Encouraging Creativity and Innovation through Open-Ended Play

While some advanced building toys come with step-by-step instructions, the most impactful ones encourage open-ended creation. Systems like LEGO Classic plus a simple motor pack, or magnetic tiles with expansion kits, allow children to deviate from pre-designed models. This is crucial for nurturing creativity. When a child decides to build a flying car that also functions as a clock, they are engaging in innovative thinking—combining disparate ideas into a novel whole. Open-ended construction also teaches the value of iteration. The first prototype rarely works perfectly, so the child must refine their design. This trial-and-error approach is the bedrock of innovation. Furthermore, these toys often require children to integrate different subsystems: a mechanical power source, a structural frame, and possibly an electronic control unit. Juggling these elements fosters systems thinking, the ability to see how parts interact within a whole. Such skills are invaluable not only in engineering but in tackling complex real-world challenges.

Social and Emotional Growth: Collaboration and Persistence

Advanced building toys are often marketed as solo activities, but they can be profoundly social. Many children choose to build with siblings or friends, negotiating roles and sharing resources. This collaborative play teaches communication, compromise, and collective problem-solving. For instance, two children building a large marble run must agree on the track layout and test it together, celebrating successes and troubleshooting failures as a team. Moreover, the emotional rewards of completing a challenging build are significant. The feeling of accomplishment when a programmed robot finally follows the intended path or when a complex gear train spins smoothly boosts a child’s self-esteem. At the same time, the frustration of a failed attempt teaches emotional regulation and persistence. In an age of instant gratification, the delayed reward of a successful build is a powerful lesson in grit—a trait strongly linked to long-term achievement.

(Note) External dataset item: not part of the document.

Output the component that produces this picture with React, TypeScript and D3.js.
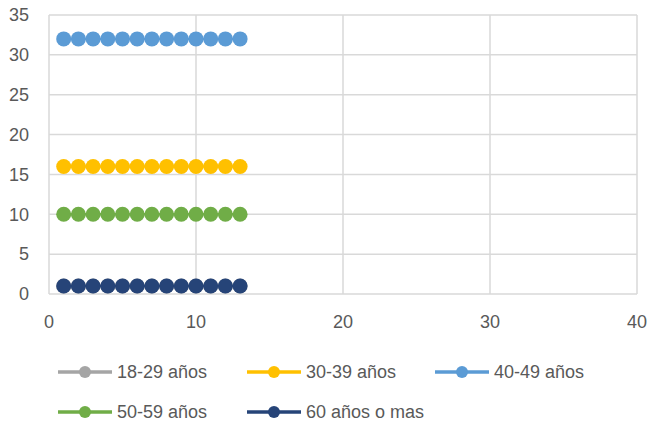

Recommendations for Parents: Choosing the Right Advanced Building Toy

Selecting an appropriate advanced building toy depends on the child’s age, interests, and current skill level. For children aged 5–7, magnetic tile sets with light-up elements or simple gear-based kits like Learning Resources Gears! Gears! Gears! are excellent starting points. They introduce mechanical principles without overwhelming complexity. For ages 8–11, LEGO Technic or K’NEX roller coasters offer more intricate builds that require reading technical diagrams and understanding basic physics. For tweens and teens, programmable kits like LEGO SPIKE Prime, VEX IQ, or the Makeblock mBot provide an authentic coding and engineering experience. It is also wise to consider the toy’s longevity. Modular systems that allow for expansion—where additional motors, sensors, or bricks can be purchased separately—offer years of growing challenge. Finally, parents should resist the urge to overdirect. The real value lies in allowing children to explore, fail, and rebuild on their own terms.

Conclusion

Advanced building toys are far more than a passing trend. They represent a fundamental shift in how children engage with the physical and digital worlds. By blending construction with mechanics, electronics, and coding, these toys turn play into a scaffold for critical thinking, creativity, and resilience. They prepare children not just for future careers in STEM, but for a world that increasingly demands adaptability and innovative problem-solving. As parents and educators, the best gift we can give is not a toy that dictates what to build, but one that inspires the question: *What can I build next?* In answering that question, children build more than models—they build their own futures.